George Frederic Watts – Speranza (1886)
Posted by Isabelle on May 18th, 2011 filed in Oggetti
George Frederic Watts
Speranza
(1886)
Olio su tela, 142,2 x 111,8 cm
G.F. Watts partecipò all’esposizione universale di Parigi del 1878 con nove dipinti e una scultura; pertanto, in confronto ai colleghi inglesi, la sua opera era mediamente ben rappresentata. Il successo lo proiettò tra i grandi artisti più celebrati della storia europea. Nei suoi quadri Watts mirava a ricreare una “poesia dipinta su tela” e misteriosa (come affermava fin dal 1880), che per il suo tenore di fondo mostrava notevoli affinità con le opere di Dante Gabriel Rossetti, di Edward Bourne-Jones e Fernand Khnopff. Per gli aspetti formali e coloristici della sua opera, Watts trasse ispirazione anche dagli antichi maestri della storia dell’arte, tra cui due geni così diversi come Tiziano (1485/90 – 1576) e William Turner (1775 – 1851).
L’interesse del pittore per il misticismo e l’aldilà espresse anche in una serie di scritti, risalenti alla fine degli anni Settanta dell’Ottocento, nei quali postulava la congruenza ideale tra poesia, musica e arti figurative, e promuoveva composizioni che parlassero alle sensazioni più fini, ai sentimenti più sublimi, per mezzo di temi visionari e con modalità estremamente valide: non voleva dipingere bei quadri per il piacere degli occhi, ma per visualizzare grandi idee.
Un dipinto come la Speranza (oltre alla tela conservata alla Tate Gallery esiste una versione di poco anteriore in una collezione privata) adempie a questo fine in modo esemplare.
L’allegoria della speranza, una delle tre virtù teologali, vanta una lunga tradizione iconografica.
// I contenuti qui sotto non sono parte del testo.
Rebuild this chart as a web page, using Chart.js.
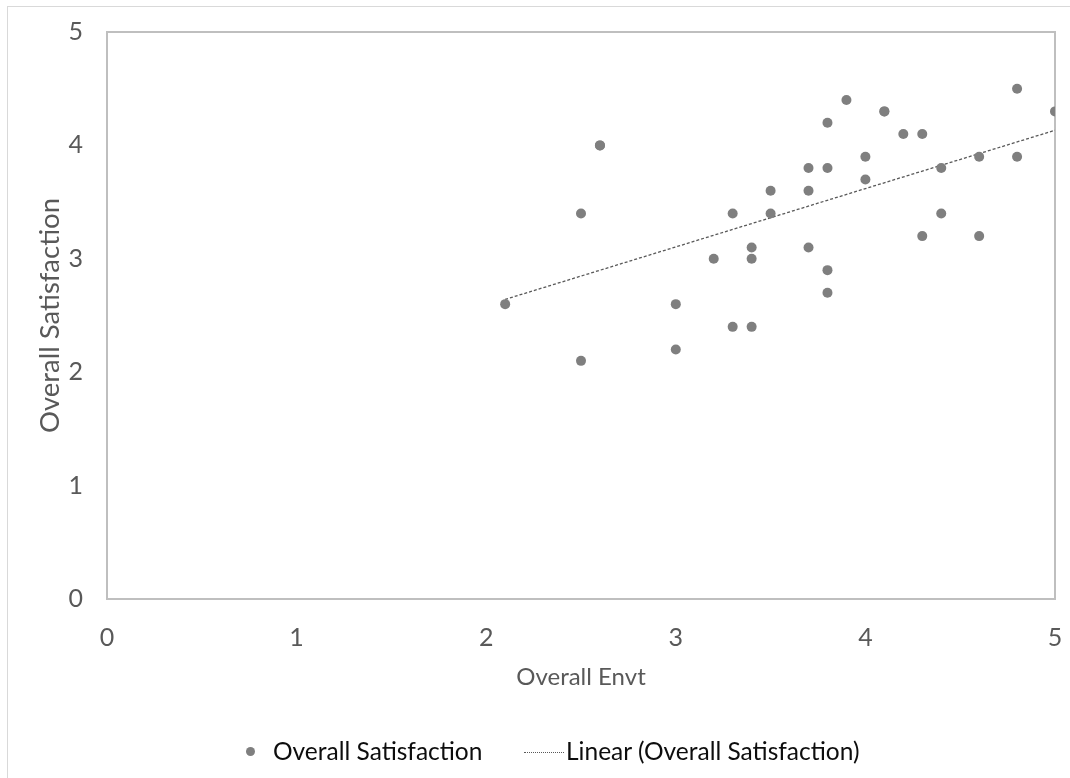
<!DOCTYPE html>
<html lang="en">
<head>
  <meta charset="UTF-8">
  <title>Overall Satisfaction vs Overall Envt</title>
  <script src="https://cdn.jsdelivr.net/npm/chart.js"></script>
  <style>
    html, body { margin: 0; padding: 0; background: #ffffff; overflow: hidden; }
    #wrap { position: relative; width: 1070px; height: 778px; }
    #frame { position: absolute; left: 7px; top: 6px; width: 1100px; height: 800px;
             border-left: 1px solid #d9d9d9; border-top: 1px solid #d9d9d9; }
    #myChart { position: absolute; left: 0; top: 0; }
    .legend-item { position: absolute; top: 736px; height: 30px; display: flex; align-items: center;
                   font-family: Lato, "Open Sans", sans-serif; font-size: 24.5px; line-height: 30px; color: #0d0d0d;
                   white-space: nowrap; }
    .legend-dot { width: 9px; height: 9px; border-radius: 50%; background: #7f7f7f; margin-right: 18px; }
    .legend-line { width: 40px; height: 0; border-top: 1px dotted #595959; margin-right: 2px; margin-top: 2px; }
  </style>
</head>
<body>
<div id="wrap">
  <div id="frame"></div>
  <canvas id="myChart" width="1070" height="778"></canvas>
  <div id="legend"></div>
</div>

<script>
  // data
  const envtValues = [2.1, 2.5, 2.5, 2.6, 3.0, 3.0, 3.2, 3.3, 3.3, 3.4, 3.4, 3.4, 3.5, 3.5, 3.7, 3.7, 3.7, 3.8,
                      3.8, 3.8, 3.8, 3.9, 4.0, 4.0, 4.1, 4.2, 4.3, 4.3, 4.4, 4.4, 4.6, 4.6, 4.8, 4.8, 5.0,
                      // two answers hidden under others (needed for the trendline to come out as drawn)
                      2.6, 4.1];
  const satisfactionValues = [2.6, 3.4, 2.1, 4.0, 2.6, 2.2, 3.0, 3.4, 2.4, 3.1, 3.0, 2.4, 3.6, 3.4, 3.8, 3.6, 3.1, 4.2,
                              3.8, 2.9, 2.7, 4.4, 3.9, 3.7, 4.3, 4.1, 4.1, 3.2, 3.8, 3.4, 3.9, 3.2, 4.5, 3.9, 4.3,
                              4.0, 4.3];
  const axisTicks = [0, 1, 2, 3, 4, 5];
  const seriesLabels = ['Overall Satisfaction', 'Linear (Overall Satisfaction)'];
  const legendLeft = [246, 524];

  const mainFont = 'Lato, "Open Sans", sans-serif';

  // least squares trend line (Excel "Linear" trendline)
  function linearFit(xs, ys) {
    const n = xs.length;
    const mx = xs.reduce((a, b) => a + b, 0) / n;
    const my = ys.reduce((a, b) => a + b, 0) / n;
    let sxy = 0, sxx = 0;
    xs.forEach((x, i) => { sxy += (x - mx) * (ys[i] - my); sxx += (x - mx) * (x - mx); });
    const slope = sxy / sxx;
    return { slope, intercept: my - slope * mx };
  }
  const fit = linearFit(envtValues, satisfactionValues);
  const xMin = Math.min(...envtValues);
  const xMax = Math.max(...envtValues);
  const trendPoints = [xMin, xMax].map((x) => ({ x, y: fit.intercept + fit.slope * x }));

  const chartAreaBorder = {
    id: 'chartAreaBorder',
    beforeDraw(chart) {
      const { ctx, chartArea } = chart;
      ctx.save();
      ctx.strokeStyle = '#bfbfbf';
      ctx.lineWidth = 2;
      ctx.strokeRect(chartArea.left, chartArea.top, chartArea.right - chartArea.left, chartArea.bottom - chartArea.top);
      ctx.restore();
    }
  };

  // html legend built from the datasets
  const htmlLegend = {
    id: 'htmlLegend',
    afterUpdate(chart) {
      const box = document.getElementById('legend');
      box.innerHTML = '';
      chart.data.datasets.forEach((ds, i) => {
        const item = document.createElement('div');
        item.className = 'legend-item';
        item.style.left = legendLeft[i] + 'px';
        const mark = document.createElement('span');
        mark.className = ds.type === 'line' ? 'legend-line' : 'legend-dot';
        const text = document.createElement('span');
        text.textContent = ds.label;
        item.appendChild(mark);
        item.appendChild(text);
        box.appendChild(item);
      });
    }
  };

  const ctx = document.getElementById('myChart').getContext('2d');
  new Chart(ctx, {
    data: {
      datasets: [
        {
          type: 'scatter',
          label: seriesLabels[0],
          data: envtValues.map((x, i) => ({ x, y: satisfactionValues[i] })),
          backgroundColor: '#7f7f7f',
          borderColor: '#7f7f7f',
          borderWidth: 0,
          pointRadius: 5,
          pointHoverRadius: 5,
        },
        {
          type: 'line',
          label: seriesLabels[1],
          data: trendPoints,
          borderColor: '#595959',
          backgroundColor: '#595959',
          borderWidth: 1.3,
          borderDash: [3, 2],
          pointRadius: 0,
          fill: false,
        },
      ],
    },
    options: {
      responsive: false,
      animation: false,
      layout: {
        padding: { left: 0, top: 32, right: 15, bottom: 79 },
      },
      plugins: {
        tooltip: { enabled: false },
        legend: { display: false },
      },
      scales: {
        x: {
          type: 'linear',
          min: axisTicks[0],
          max: axisTicks[axisTicks.length - 1],
          grid: { drawOnChartArea: false, drawTicks: true, tickLength: 24, tickColor: 'rgba(0,0,0,0)' },
          border: { display: false },
          afterBuildTicks: (scale) => { scale.ticks = axisTicks.map((v) => ({ value: v })); },
          afterFit: (scale) => { scale.height = 100; },
          ticks: {
            padding: 0,
            maxRotation: 0,
            autoSkip: false,
            color: '#595959',
            font: { size: 25, family: mainFont },
          },
          title: {
            display: true,
            text: 'Overall Envt',
            color: '#595959',
            font: { size: 24, family: mainFont },
            padding: { top: 0, bottom: 7 },
          },
        },
        y: {
          type: 'linear',
          min: axisTicks[0],
          max: axisTicks[axisTicks.length - 1],
          grid: { drawOnChartArea: false, drawTicks: true, tickLength: 24, tickColor: 'rgba(0,0,0,0)' },
          border: { display: false },
          afterBuildTicks: (scale) => { scale.ticks = axisTicks.map((v) => ({ value: v })); },
          afterFit: (scale) => { scale.width = 107; },
          ticks: {
            padding: 0,
            color: '#595959',
            font: { size: 25, family: mainFont },
          },
          title: {
            display: true,
            text: 'Overall Satisfaction',
            color: '#595959',
            font: { size: 27.5, family: mainFont },
            padding: { top: 34, bottom: 0 },
          },
        },
      },
    },
    plugins: [chartAreaBorder, htmlLegend],
  });
</script>
</body>
</html>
Watts rinuncia al consueto attributo dell’ancora e colloca la personificazione della speranza, dai lineamenti di ragazza, su un globo terrestre, conferendole una posa elegiaca, quasi da sonnambula (la ricerca ha compilato un intero catalogo di possibili fonti di ispirazione per questa figura, motivi tratti dall’ambiente preraffaellita e simbolisti, inclusi spunti provenienti dall’opera di Elihu Vedder). Al contempo, il pittore serra la figura entro una struttura “geometrica” fatta di linee orizzontali e diagonali che include la parte formata da testa e spalle, braccio destro e lira.
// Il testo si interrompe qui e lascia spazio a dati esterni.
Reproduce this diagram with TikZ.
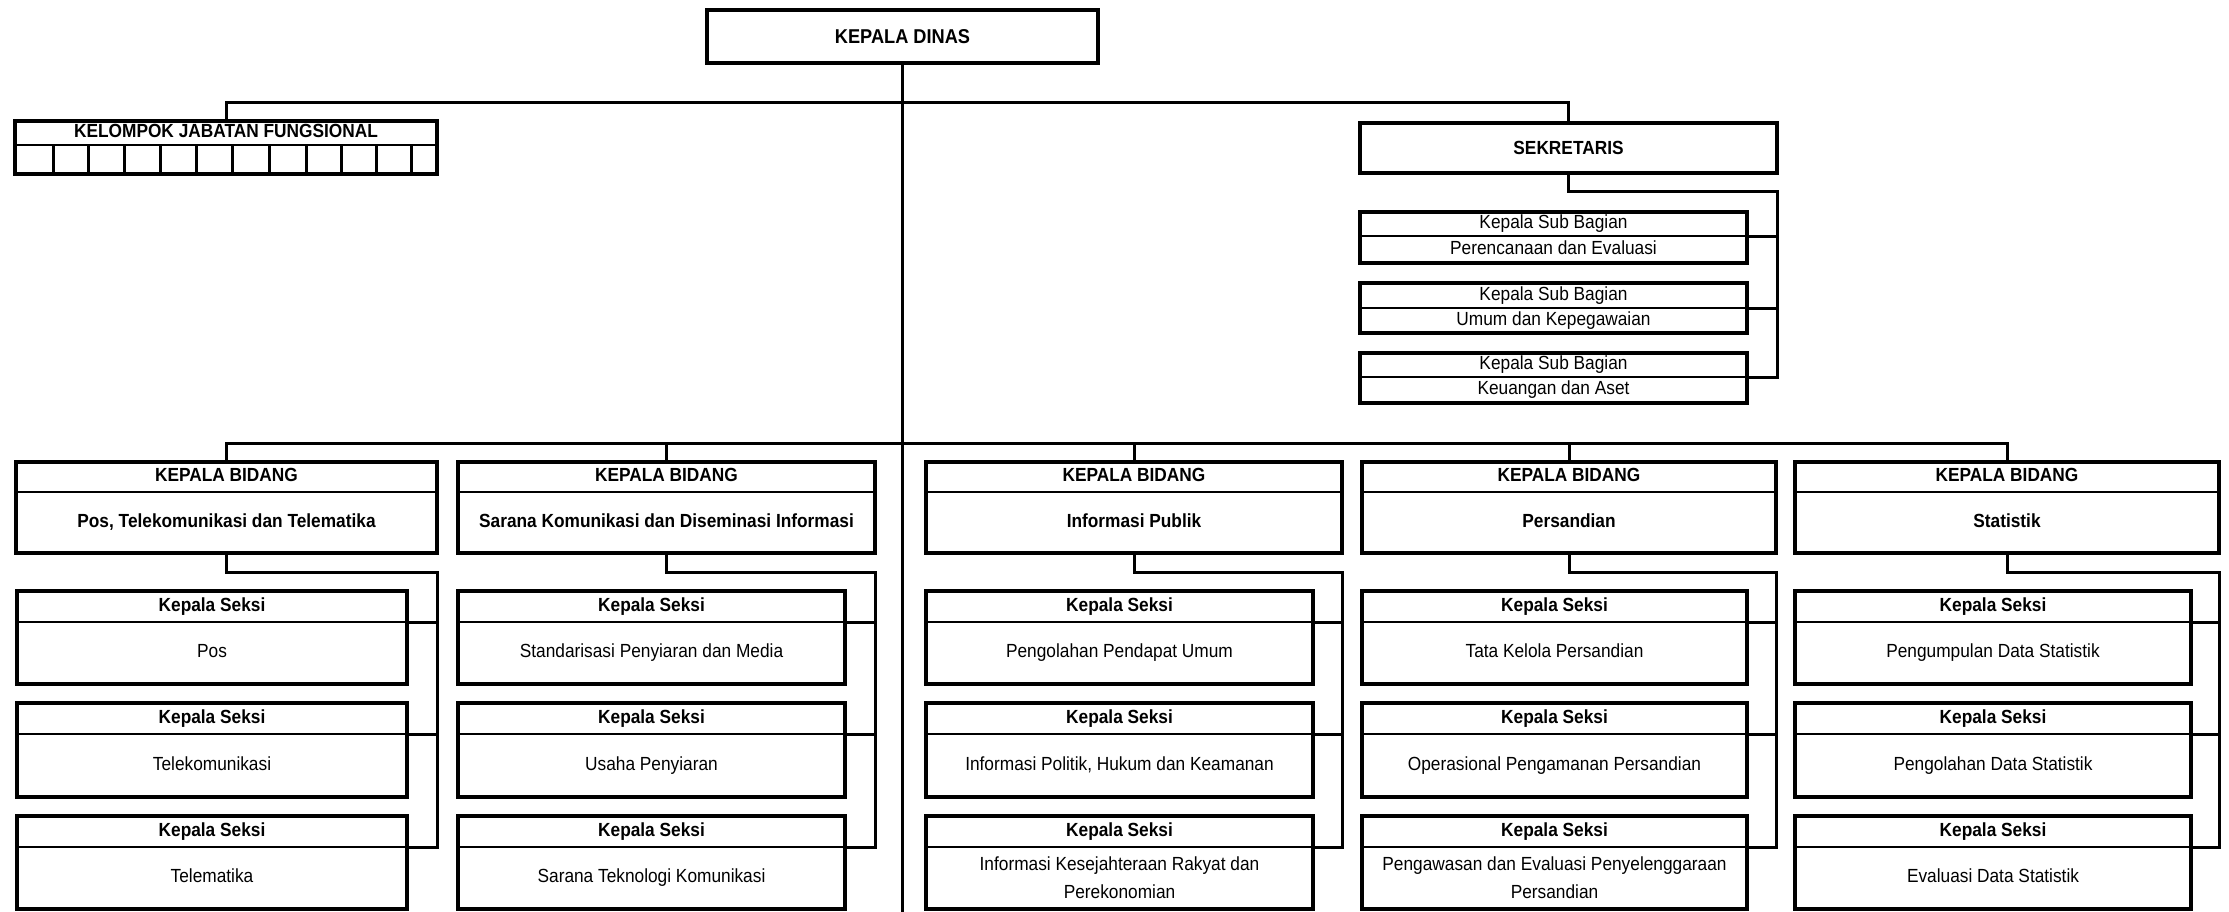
\documentclass[tikz,border=0pt]{standalone}
\usepackage{fontspec}
\setmainfont{Liberation Sans}[FakeStretch=0.91]
\tikzset{
  box/.style={draw, rectangle, line width=3.5pt, inner sep=0pt, outer sep=0pt},
  divline/.style={line width=2.2pt},
  conn/.style={line width=3pt},
  txt/.style={inner sep=0pt, text height=13pt, text depth=4pt, font=\fontsize{19}{28}\selectfont},
  txtb/.style={txt, font=\fontsize{19}{28}\selectfont\bfseries},
  two/.style={inner sep=0pt, align=center, font=\fontsize{19}{28}\selectfont},
}
% #1 name, #2 xl, #3 xr, #4 ytop, #5 ydiv, #6 ybot, #7 header, #8 content style, #9 content
\newcommand\dbox[9]{%
  \node[box, minimum width={(#3)-(#2)}, minimum height={(#6)-(#4)}] (#1) at ({((#2)+(#3))/2},{((#4)+(#6))/2}) {};
  \draw[divline] (#2,#5) -- (#3,#5);
  \coordinate (#1-d) at (#3,#5);
  \node[txtb] (#1-h) at ({((#2)+(#3))/2},{((#4)+(#5))/2}) {#7};
  \node[#8] (#1-c) at ({((#2)+(#3))/2},{((#5)+(#6))/2}) {#9};
}
\begin{document}
\begin{tikzpicture}[x=1pt,y=-1pt]
\useasboundingbox (0,0) rectangle (2229,912);

% top
\node[box, minimum width=391, minimum height=53, font=\fontsize{20}{24}\selectfont\bfseries] (dinas) at (902.5,36.5) {KEPALA DINAS};
\node[box, minimum width=417, minimum height=50, font=\fontsize{19}{24}\selectfont\bfseries] (sek) at (1568.5,148) {SEKRETARIS};

% kelompok jabatan fungsional
\dbox{kjf}{15}{437}{121}{145}{174}{KELOMPOK JABATAN FUNGSIONAL}{txt}{}
\foreach \x in {53,88,124,160,196,232,269,306,341,376,411}
  \draw[line width=3pt] (\x,145) -- (\x,174);

% sub bagian
\dbox{sb1}{1360}{1747}{212}{236}{263}{\mdseries Kepala Sub Bagian}{txt}{Perencanaan dan Evaluasi}
\dbox{sb2}{1360}{1747}{283}{308}{333}{\mdseries Kepala Sub Bagian}{txt}{Umum dan Kepegawaian}
\dbox{sb3}{1360}{1747}{353}{377}{403}{\mdseries Kepala Sub Bagian}{txt}{Keuangan dan Aset}

% bidang
\dbox{b1}{16}{437}{462}{492}{553}{KEPALA BIDANG}{txtb}{Pos, Telekomunikasi dan Telematika}
\dbox{b2}{458}{875}{462}{492}{553}{KEPALA BIDANG}{txtb}{Sarana Komunikasi dan Diseminasi Informasi}
\dbox{b3}{926}{1342}{462}{492}{553}{KEPALA BIDANG}{txtb}{Informasi Publik}
\dbox{b4}{1362}{1776}{462}{492}{553}{KEPALA BIDANG}{txtb}{Persandian}
\dbox{b5}{1795}{2219}{462}{492}{553}{KEPALA BIDANG}{txtb}{Statistik}

% seksi group 1
\dbox{s11}{17}{407}{591}{622}{684}{Kepala Seksi}{txt}{Pos}
\dbox{s12}{17}{407}{703}{734}{797}{Kepala Seksi}{txt}{Telekomunikasi}
\dbox{s13}{17}{407}{816}{847}{909}{Kepala Seksi}{txt}{Telematika}
% group 2
\dbox{s21}{458}{845}{591}{622}{684}{Kepala Seksi}{txt}{Standarisasi Penyiaran dan Media}
\dbox{s22}{458}{845}{703}{734}{797}{Kepala Seksi}{txt}{Usaha Penyiaran}
\dbox{s23}{458}{845}{816}{847}{909}{Kepala Seksi}{txt}{Sarana Teknologi Komunikasi}
% group 3
\dbox{s31}{926}{1313}{591}{622}{684}{Kepala Seksi}{txt}{Pengolahan Pendapat Umum}
\dbox{s32}{926}{1313}{703}{734}{797}{Kepala Seksi}{txt}{Informasi Politik, Hukum dan Keamanan}
\dbox{s33}{926}{1313}{816}{847}{909}{Kepala Seksi}{two}{Informasi Kesejahteraan Rakyat dan\\Perekonomian}
% group 4
\dbox{s41}{1362}{1747}{591}{622}{684}{Kepala Seksi}{txt}{Tata Kelola Persandian}
\dbox{s42}{1362}{1747}{703}{734}{797}{Kepala Seksi}{txt}{Operasional Pengamanan Persandian}
\dbox{s43}{1362}{1747}{816}{847}{909}{Kepala Seksi}{two}{Pengawasan dan Evaluasi Penyelenggaraan\\Persandian}
% group 5
\dbox{s51}{1795}{2191}{591}{622}{684}{Kepala Seksi}{txt}{Pengumpulan Data Statistik}
\dbox{s52}{1795}{2191}{703}{734}{797}{Kepala Seksi}{txt}{Pengolahan Data Statistik}
\dbox{s53}{1795}{2191}{816}{847}{909}{Kepala Seksi}{txt}{Evaluasi Data Statistik}

% connectors
\coordinate (j1) at (902.5,103);
\coordinate (j2) at (902.5,443);
\coordinate (tend) at (902.5,912);
\draw[conn] (dinas.south) -- (tend);
\draw[conn] (kjf.north) |- (j1) -| (sek.north);
\draw[conn] (b1.north) |- (j2) -| (b5.north);
\foreach \b in {b2,b3,b4}
  \draw[conn] (\b.north) -- (\b.north |- j2);

\draw[conn] (sek.south) -- ++(0,19) -| (sek.east |- sb3-d) -- (sb3-d);
\foreach \s in {sb1,sb2}
  \draw[conn] (\s-d) -- (sek.east |- \s-d);

\foreach \g in {1,...,5}{
  \draw[conn] (b\g.south) -- ++(0,19) -| (b\g.east |- s\g3-d) -- (s\g3-d);
  \draw[conn] (s\g1-d) -- (b\g.east |- s\g1-d);
  \draw[conn] (s\g2-d) -- (b\g.east |- s\g2-d);
}
\end{tikzpicture}
\end{document}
La testa avvolta nella fasciatura rimanda alla cecità e allo stato psichico che la figura incarna. Particolari come la lira, a cui è rimasta un’unica corda, e poi l’espressione enigmatica del viso e lo sfondo immerso in un tono diffuso verde-blu evocano un’atmosfera di malinconia; nella versione conservata alla Tate Gallery, Watts ha inoltre eliminato il simbolo della speranza, una stella che brilla alta nel cielo, presente nel primo quadro realizzato, tanto che un autore contemporaneo ha proposto di ribattezzare il dipinto “disperazione”. La foschia nebbiosa che si posa alla base dello pseudo-globo terrestre rafforza il senso di ambiguità insito nel quadro, l’incertezza tra speranza e rassegnazione.
In Inghilterra, alcune voci coeve all’artista diedero particolare rilievo alla “delicata lucentezza” del dipinto dovuta alla tavolozza, alla luce e all’atmosfera, e ancor più all’effetto prodotto dall’opera che equivaleva a una “poesia in musica”.